The hordes of American militia conduct a successful assault of the thin line of Hessians in the woods.
We did have a discussion as to whether or not the militia would actually have bayonets, deciding that at this stage of the war, enough of them would have been so equipped - the front rank anyway - to be able to get into hand-to-hand. All very dodgy Fire & Fury in my opinion but at the end of the day I rolled crap when I needed to roll well. Still, they were veterans so I was able to rally them, drive the militia out of the woods then disorder them with musketry by the end of the game, thereby restoring Hessian honour!  What their fellow German Pennsylvanian militia thought about it all is not recorded!

A print of the actual battle for Benjamin Chew House at Germantown.  It proved to be formidable obstacle that the Americans failed to take.

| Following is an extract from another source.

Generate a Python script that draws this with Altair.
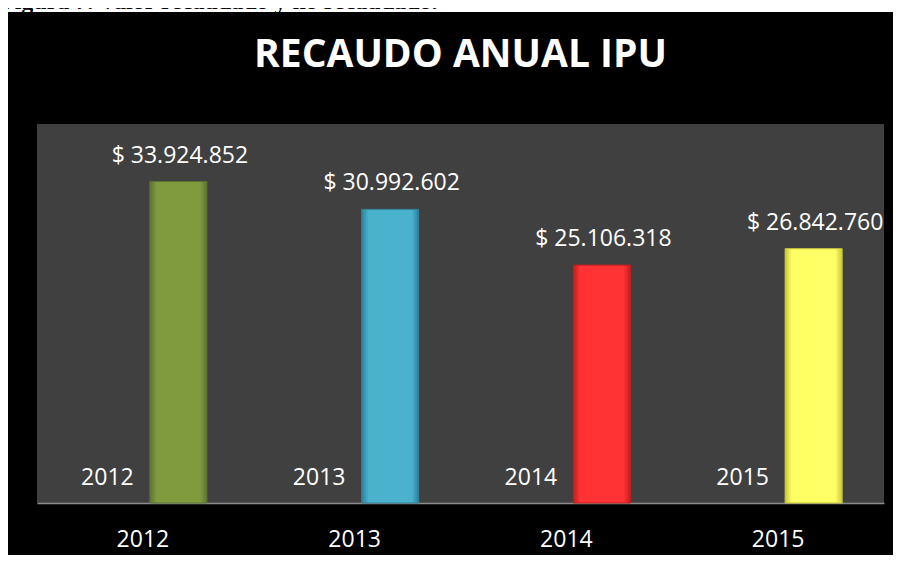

The game went similarly to the historical result.  The casualties were very disproportionate for the first half with Doug's Americans really copping it. It was a bit more even in the second half, particularly with Doug's artillery really dishing it out. Still, the real achievement was Andrew's two remaining regiments who broke and drove off two(?) American brigades. Doug managed to rally his left in the last turn but the game was well and truly won by the British.

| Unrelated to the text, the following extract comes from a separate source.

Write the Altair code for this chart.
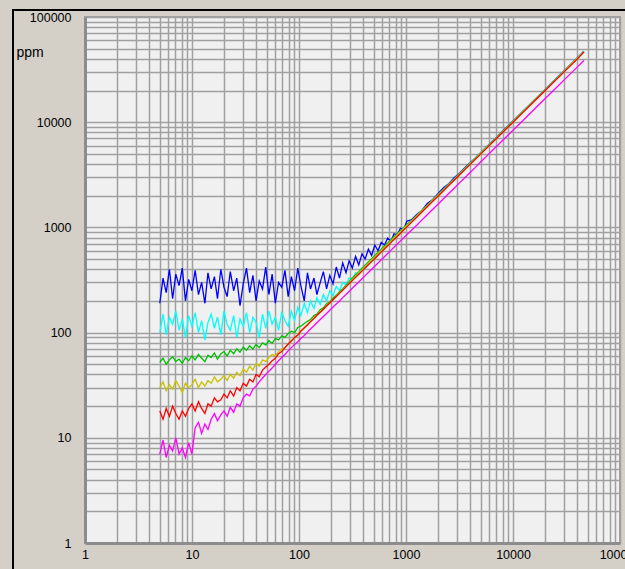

All in all a very enjoyable afternoon - and one of my first AWI games - hopefully the first of many more!  I have to say the figures are all Doug's and all Perry. They are really beautiful figures and if I didn't already have too many I'd really be tempted to collect them as well!

Finally, apologies for some of the poor photography - which was all mine!  Gotta learn how to use the mobile phone camera properly - making sure the damn thing is fully charged would be a good start!